Scientific classification
- Kingdom: Animalia
- Phylum: Chordata
- Class: Aves
- Order: Passeriformes
- Family: Pycnonotidae
- Genus: Alophoixus
- Species: A. bres
- Binomial name: Alophoixus bres (Lesson, 1831)
- Synonyms: Criniger bres; Lanius Bres;

= Brown-cheeked bulbul =

- Genus: Alophoixus
- Species: bres
- Authority: (Lesson, 1831)
- Conservation status: EN
- Synonyms: Criniger bres, Lanius Bres

Species of songbird

The brown-cheeked bulbul (Alophoixus bres) is a species of songbird in the bulbul family, Pycnonotidae. It is found on Java and Bali. Its natural habitats are subtropical or tropical moist lowland forests and subtropical or tropical moist montane forests.

==Diet==
It eats insects: caterpillars, butterflies, moths, beetle larvae, cicadas, crickets, grasshoppers, and tephritid fruit flies. It also eats fruit: mangir, lempeni, and senggani.

==Breeding==
They make cup-shaped nests out of plant fragments, and camouflage them with moss and lichen.

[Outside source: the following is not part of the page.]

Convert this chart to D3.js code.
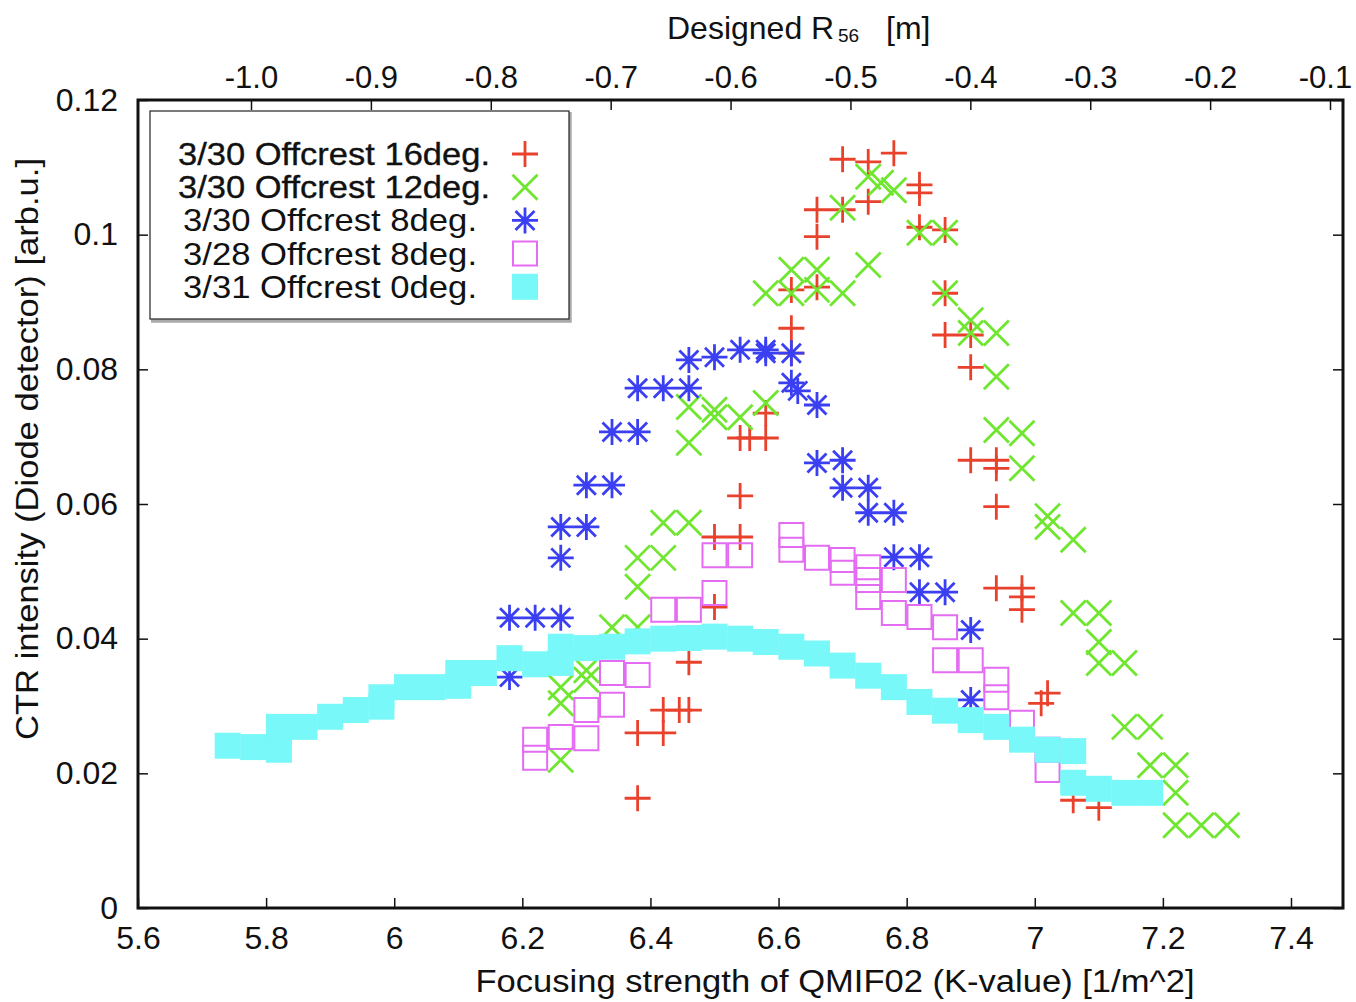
<!DOCTYPE html>
<html><head><meta charset="utf-8">
<script src="https://cdn.jsdelivr.net/npm/d3@7"></script>
<style>body{margin:0;background:#fff}svg text{font-family:"Liberation Sans",Arial,Helvetica,sans-serif;fill:#111}</style>
</head><body><svg id="c" width="1356" height="1002"></svg>
<script>
// ---- data ----
const xTicks = [5.6, 5.8, 6, 6.2, 6.4, 6.6, 6.8, 7, 7.2, 7.4];
const yTicks = [0, 0.02, 0.04, 0.06, 0.08, 0.1, 0.12];
const x2Ticks = [-1.0, -0.9, -0.8, -0.7, -0.6, -0.5, -0.4, -0.3, -0.2, -0.1];
const seriesLabels = ["3/30 Offcrest 16deg.", "3/30 Offcrest 12deg.", "3/30 Offcrest 8deg.", "3/28 Offcrest 8deg.", "3/31 Offcrest 0deg."];

const red16 = [[6.70,0.1112],[6.74,0.1108],[6.78,0.1121],[6.74,0.1049],[6.82,0.1074],[6.82,0.1062],[6.66,0.1037],[6.70,0.1037],[6.66,0.0997],[6.82,0.1011],[6.86,0.1007],[6.66,0.0922],[6.62,0.0918],[6.86,0.0913],[6.62,0.0861],[6.86,0.0851],[6.90,0.0851],[6.90,0.0803],[6.62,0.0824],[6.58,0.0735],[6.54,0.0698],[6.555,0.0698],[6.58,0.0698],[6.54,0.0612],[6.50,0.0551],[6.54,0.0551],[6.50,0.0447],[6.46,0.0365],[6.42,0.0294],[6.445,0.0294],[6.46,0.0294],[6.38,0.0260],[6.42,0.0260],[6.38,0.0163],[6.90,0.0665],[6.94,0.0665],[6.94,0.0653],[6.94,0.0596],[6.94,0.0475],[6.98,0.0475],[6.98,0.0462],[6.98,0.0443],[7.02,0.0319],[7.01,0.0304],[7.06,0.0160],[7.10,0.0149]];
const green12 = [[6.74,0.1086],[6.76,0.1077],[6.78,0.1066],[6.70,0.1040],[6.82,0.1003],[6.86,0.1003],[6.62,0.0948],[6.66,0.0948],[6.74,0.0955],[6.58,0.0913],[6.62,0.0913],[6.66,0.0918],[6.70,0.0913],[6.86,0.0913],[6.90,0.0873],[6.90,0.0854],[6.94,0.0854],[6.94,0.0789],[6.94,0.0710],[6.98,0.0705],[6.98,0.0653],[7.02,0.0582],[7.02,0.0566],[7.06,0.0547],[7.06,0.0438],[7.10,0.0438],[7.10,0.0395],[7.10,0.0364],[7.14,0.0364],[7.14,0.0269],[7.18,0.0269],[7.18,0.0212],[7.22,0.0212],[7.22,0.0171],[7.22,0.0123],[7.26,0.0123],[7.30,0.0123],[6.58,0.0750],[6.46,0.0744],[6.50,0.0740],[6.50,0.0729],[6.54,0.0729],[6.46,0.0691],[6.42,0.0572],[6.46,0.0572],[6.38,0.0520],[6.42,0.0520],[6.38,0.0477],[6.34,0.0417],[6.38,0.0417],[6.30,0.0353],[6.30,0.0339],[6.26,0.0328],[6.26,0.0304],[6.26,0.0220]];
const blue8 = [[6.34,0.0707],[6.38,0.0707],[6.38,0.0772],[6.42,0.0772],[6.46,0.0772],[6.46,0.0814],[6.50,0.0818],[6.54,0.0829],[6.58,0.0829],[6.58,0.0824],[6.62,0.0824],[6.62,0.0780],[6.63,0.0768],[6.66,0.0747],[6.66,0.0661],[6.70,0.0665],[6.70,0.0624],[6.74,0.0624],[6.74,0.0587],[6.78,0.0587],[6.78,0.0521],[6.82,0.0521],[6.82,0.0469],[6.86,0.0469],[6.90,0.0413],[6.90,0.0309],[6.30,0.0628],[6.34,0.0628],[6.26,0.0566],[6.30,0.0566],[6.26,0.0520],[6.18,0.0431],[6.22,0.0431],[6.26,0.0431],[6.18,0.0343]];
const magenta8 = [[6.22,0.0250],[6.22,0.0223],[6.26,0.0254],[6.30,0.0252],[6.30,0.0294],[6.34,0.0302],[6.34,0.0349],[6.38,0.0346],[6.42,0.0443],[6.46,0.0443],[6.50,0.0468],[6.50,0.0524],[6.54,0.0524],[6.62,0.0554],[6.62,0.0532],[6.66,0.0520],[6.70,0.0517],[6.70,0.0498],[6.74,0.0506],[6.74,0.0487],[6.74,0.0462],[6.78,0.0487],[6.78,0.0438],[6.82,0.0432],[6.86,0.0417],[6.86,0.0368],[6.90,0.0368],[6.94,0.0339],[6.94,0.0313],[6.98,0.0275],[7.02,0.0235],[7.02,0.0205]];
const cyan0 = [[5.74,0.0241],[5.78,0.0239],[5.82,0.0235],[5.82,0.0269],[5.86,0.0269],[5.90,0.0284],[5.94,0.0294],[5.98,0.0313],[5.98,0.0299],[6.02,0.0328],[6.06,0.0328],[6.10,0.0349],[6.10,0.0330],[6.14,0.0349],[6.18,0.0371],[6.22,0.0362],[6.26,0.0388],[6.26,0.0364],[6.30,0.0386],[6.34,0.0388],[6.38,0.0396],[6.42,0.0400],[6.46,0.0401],[6.50,0.0403],[6.54,0.0400],[6.58,0.0395],[6.62,0.0388],[6.66,0.0378],[6.70,0.0360],[6.74,0.0345],[6.78,0.0328],[6.82,0.0306],[6.86,0.0293],[6.90,0.0279],[6.94,0.0269],[6.98,0.0250],[7.02,0.0235],[7.06,0.0233],[7.06,0.0186],[7.10,0.0177],[7.14,0.0171],[7.18,0.0171]];

// ---- layout ----
const L = 138, R = 1343, T = 100, B = 908;
const svg = d3.select("#c");
const x = d3.scaleLinear().domain([5.6, 7.4812]).range([L, R]);
const x2 = d3.scaleLinear().domain([-1.0, -0.1]).range([251, 1330]);
const y = d3.scaleLinear().domain([0, 0.12]).range([B, T]);

const colors = ["#e8412c", "#6fe62f", "#3a3ff2", "#e46cf2", "#78f8f8"];
const S = 13;
const shapes = [
  `M${-S},0H${S}M0,${-S}V${S}`,
  `M-12.5,-12.5L12.5,12.5M-12.5,12.5L12.5,-12.5`,
  `M${-S},0H${S}M0,${-S}V${S}M-9.5,-9.5L9.5,9.5M-9.5,9.5L9.5,-9.5`,
  `M-12,-12H12V12H-12Z`,
  `M-13,-13H13V13H-13Z`
];
const series = [red16, green12, blue8, magenta8, cyan0];

function styleMarker(sel, i) {
  sel.attr("d", shapes[i]);
  if (i === 4) sel.attr("fill", colors[i]).attr("stroke", "none");
  else sel.attr("fill", "none").attr("stroke", colors[i]).attr("stroke-width", i === 3 ? 2 : 2.8);
}

// points
series.forEach((data, i) => {
  const g = svg.append("g");
  g.selectAll("path").data(data).join("path")
    .attr("transform", d => `translate(${x(d[0])},${y(d[1])})`)
    .call(styleMarker, i);
});

// axes
function styleAxis(g, fs) {
  g.select(".domain").remove();
  g.selectAll("line").attr("stroke", "#111").attr("stroke-width", 1.5);
  g.selectAll("text").attr("font-size", fs);
  g.attr("font-family", null);
}
svg.append("g").attr("transform", `translate(0,${B})`)
  .call(d3.axisBottom(x).tickValues(xTicks).tickFormat(d => String(d)).tickSizeInner(-10).tickSizeOuter(0).tickPadding(18))
  .call(styleAxis, 32);
svg.append("g").attr("transform", `translate(${L},0)`)
  .call(d3.axisLeft(y).tickValues(yTicks).tickFormat(d => String(d)).tickSizeInner(-10).tickSizeOuter(0).tickPadding(20))
  .call(styleAxis, 32);
svg.append("g").attr("transform", `translate(${R},0)`)
  .call(d3.axisLeft(y).tickValues(yTicks).tickFormat("").tickSizeInner(10).tickSizeOuter(0))
  .call(styleAxis, 32);
const topAx = svg.append("g").attr("transform", `translate(0,${T})`)
  .call(d3.axisTop(x2).tickValues(x2Ticks).tickFormat(d => d.toFixed(1)).tickSizeInner(-10).tickSizeOuter(0).tickPadding(12))
  .call(styleAxis, 31);
topAx.selectAll("text").filter(d => d === -0.1).attr("dx", -5);

// frame
svg.append("rect").attr("x", L).attr("y", T).attr("width", R - L).attr("height", B - T)
  .attr("fill", "none").attr("stroke", "#111").attr("stroke-width", 3);

// legend
const lg = svg.append("g");
lg.append("path").attr("d", "M570,112V321H151").attr("fill", "none").attr("stroke", "#aaa").attr("stroke-width", 3.5);
lg.append("rect").attr("x", 150).attr("y", 111).attr("width", 419).attr("height", 208)
  .attr("fill", "#fff").attr("stroke", "#222").attr("stroke-width", 1.2);
const legX = [178, 178, 183, 183, 183];
const legW = [312, 312, 294, 294, 294];
seriesLabels.forEach((lab, i) => {
  const cy = 154 + i * 33.2;
  const t = lg.append("text").attr("x", legX[i]).attr("y", cy + 11).attr("font-size", 32)
    .attr("textLength", legW[i]).attr("lengthAdjust", "spacingAndGlyphs").text(lab);
  if (i < 2) t.attr("stroke", "#111").attr("stroke-width", 0.35);
  lg.append("path").attr("transform", `translate(525,${cy})`).call(styleMarker, i);
});

// axis titles
svg.append("text").attr("x", 835).attr("y", 992).attr("text-anchor", "middle").attr("font-size", 31)
  .attr("textLength", 719).attr("lengthAdjust", "spacingAndGlyphs")
  .text("Focusing strength of QMIF02 (K-value) [1/m^2]");
svg.append("text").attr("transform", "translate(38,449) rotate(-90)").attr("text-anchor", "middle").attr("font-size", 31)
  .attr("textLength", 582).attr("lengthAdjust", "spacingAndGlyphs")
  .text("CTR intensity (Diode detector) [arb.u.]");
svg.append("text").attr("x", 667).attr("y", 39).attr("font-size", 32).text("Designed R");
svg.append("text").attr("x", 838).attr("y", 42).attr("font-size", 19).text("56");
svg.append("text").attr("x", 886).attr("y", 39).attr("font-size", 32).text("[m]");
</script></body></html>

They nest in majegau, melinjo, cacao, and mahogany trees.

==Taxonomy and systematics==
The brown-cheeked bulbul was originally described in the genus Lanius and later classified in Criniger until moved to the genus Alophoixus in 2009. Alternate names for the brown-cheeked bulbul include the grey-cheeked bulbul, olive white-headed bulbul and scrub bulbul.